According to the Icelandic Met Office, there are clear signs of ground uplift centred around the Svartsengi power plant near the Blue Lagoon. The Civil Defense has declared a level of uncertainty due to the earthquake swarm – more than 10,000 quakes have been recorded in the area since October 25.
Potential for disruptions
In addition to throwing a major wrench into the relaxation of would-be visitors to the Blue Lagoon, an eruption in the are where magma is accumulating could cause disruptions to the Reykjanes peninsula at large. In addition to providing that silica-rich water in the Blue Lagoon, the Svartsengi power plant provides hot water and electricity to much of the peninsula, including the town of Grindavík and Keflavík, where the international airport is located.

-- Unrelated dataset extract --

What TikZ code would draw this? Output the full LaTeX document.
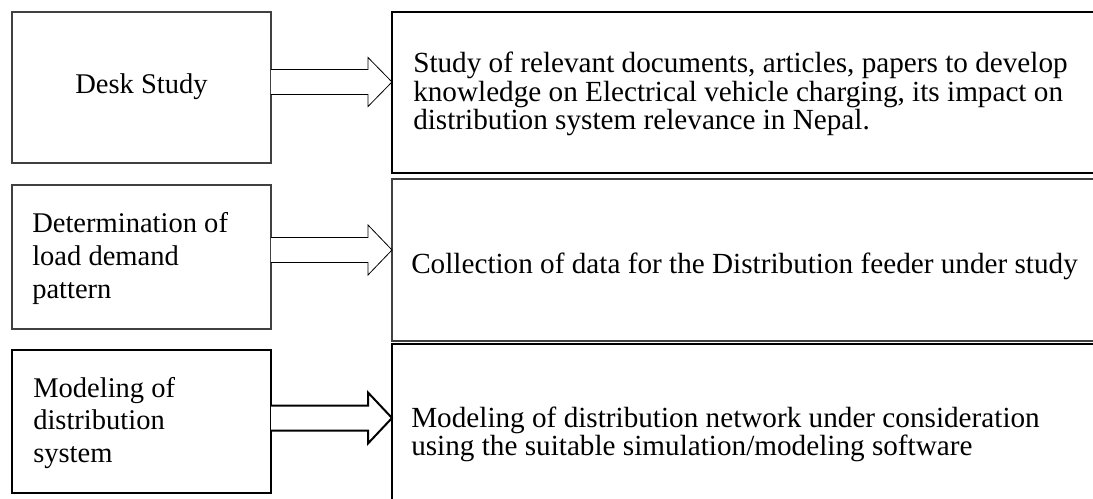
\documentclass[tikz,border=0pt]{standalone}
\usepackage{fontspec}
\setmainfont{Liberation Serif}
\usetikzlibrary{calc,fit}
\begin{document}
\begin{tikzpicture}[x=0.75pt,y=-0.75pt,
  thinbox/.style={draw=black!75, line width=0.8pt, inner sep=0pt, outer sep=0pt},
  thickbox/.style={draw=black, line width=2.2pt, inner sep=0pt, outer sep=0pt},
  medbox/.style={draw=black, line width=1.5pt, inner sep=0pt, outer sep=0pt},
  thinarrow/.style={draw=black, line width=0.6pt, line join=miter, fill=white},
  medarrow/.style={draw=black, line width=1.5pt, line join=miter, fill=white},
  lefttext/.style={inner sep=0pt, anchor=base west, font=\fontsize{21.4}{24.4}\selectfont},
  righttext/.style={inner sep=0pt, anchor=base west, font=\fontsize{21.9}{20.6}\selectfont}]
\useasboundingbox (0,0) rectangle (1093,499);
\clip (0,0) rectangle (1093,499);
% left boxes
\node[thinbox, fit={(12,12) (271,163)}] (L1) {};
\node[thinbox, fit={(12,185) (271,329)}] (L2) {};
\node[medbox, fit={(12,350) (271,493)}] (L3) {};
% right boxes
\node[thickbox, fit={(392,12) (1115,173)}] (R1) {};
\node[thinbox, fit={(392,179) (1115,341)}] (R2) {};
\node[thickbox, fit={(392,344) (1115,530)}] (R3) {};
% texts
\node[inner sep=0pt, anchor=base, font=\fontsize{21.4}{24.4}\selectfont] (T1) at (141.5,94) {Desk Study};
\node[lefttext] (T2) at (32,233) {\begin{tabular}[t]{@{}l@{}}Determination of\\load demand\\pattern\end{tabular}};
\node[lefttext] (T3) at (33,397) {\begin{tabular}[t]{@{}l@{}}Modeling of\\distribution\\system\end{tabular}};
\node[righttext] (U1) at (413,73) {\begin{tabular}[t]{@{}l@{}}Study of relevant documents, articles, papers to develop\\knowledge on Electrical vehicle charging, its impact on\\distribution system relevance in Nepal.\end{tabular}};
\node[righttext] (U2) at (411,273) {Collection of data for the Distribution feeder under study};
\node[righttext] (U3) at (411,427) {\begin{tabular}[t]{@{}l@{}}Modeling of distribution network under consideration\\using the suitable simulation/modeling software\end{tabular}};
% arrows
\coordinate (a1s) at (L1.east |- 0,82);
\coordinate (a1t) at (R1.west |- 0,82);
\coordinate (a2s) at (L2.east |- 0,250);
\coordinate (a2t) at (R2.west |- 0,250);
\coordinate (a3s) at (L3.east |- 0,418);
\coordinate (a3t) at (R3.west |- 0,418);
\draw[thinarrow] ($(a1s)+(0,-12.5)$) -- ($(a1t)+(-24,-12.5)$) -- ($(a1t)+(-24,-24.5)$) -- (a1t) -- ($(a1t)+(-24,24.5)$) -- ($(a1t)+(-24,12.5)$) -- ($(a1s)+(0,12.5)$);
\draw[thinarrow] ($(a2s)+(0,-12.5)$) -- ($(a2t)+(-24,-12.5)$) -- ($(a2t)+(-24,-25)$) -- (a2t) -- ($(a2t)+(-24,25)$) -- ($(a2t)+(-24,12.5)$) -- ($(a2s)+(0,12.5)$);
\draw[medarrow] ($(a3s)+(0,-12.5)$) -- ($(a3t)+(-24,-12.5)$) -- ($(a3t)+(-24,-25.5)$) -- (a3t) -- ($(a3t)+(-24,25.5)$) -- ($(a3t)+(-24,12.5)$) -- ($(a3s)+(0,12.5)$);
\end{tikzpicture}
\end{document}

HS Orka CEO Tómas Már Sigurðsson told MBL.is that while power can continue to be generated by the Reykjanesvirkjun power plant further to the west, the Reykjanes peninsula would be left without hot water and heat. There is no backup plan in place.
One big volcano?
As the Grapevine reported in June when there was last an eruption in the Fagradalsfjall region, the peninsula is in a period of volcanic activity that could last hundreds of years. Eruptions occurred in 2021, 2022 and 2023 in Fagradalsfjall.
From west to east, the volcanic systems along the Reykjanes peninsula and into the mainland of Iceland are Reykjanes, Eldvörp-Svartstengi, Fagradalsfjall, Krýsuvík, Brennisteinsfjöll and Hengill. The Reykjanes Fires hundreds of years ago saw chains of eruptions occurring in the Reykjanes and Eldvörp-Svartstengi systems. Now the eruptions are centred on the next system to the east, with each year seeing fissures opening farther east than the last. This latest ground rise is west of the past three eruptions.

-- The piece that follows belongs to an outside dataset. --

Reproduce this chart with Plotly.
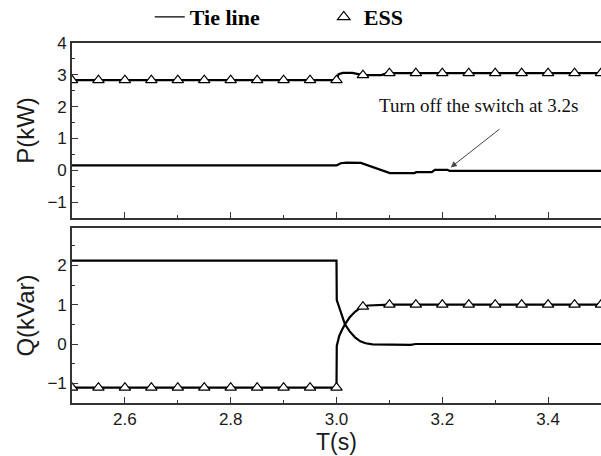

While these systems had been considered separate, with individual magma storage zones deep in the Earth, the recent Met office readings indicate that might not be the case.
In fact, GPS data has been indicating that the entirety of the Reykjanes peninsula has been inflating since April, 2023, not only the area associated with the Fagradalsfjall volcanic system. This could indicate that the entire peninsula is actually a singular system, fed by a single magma storage chamber – one large volcano that is now in an eruptive cycle.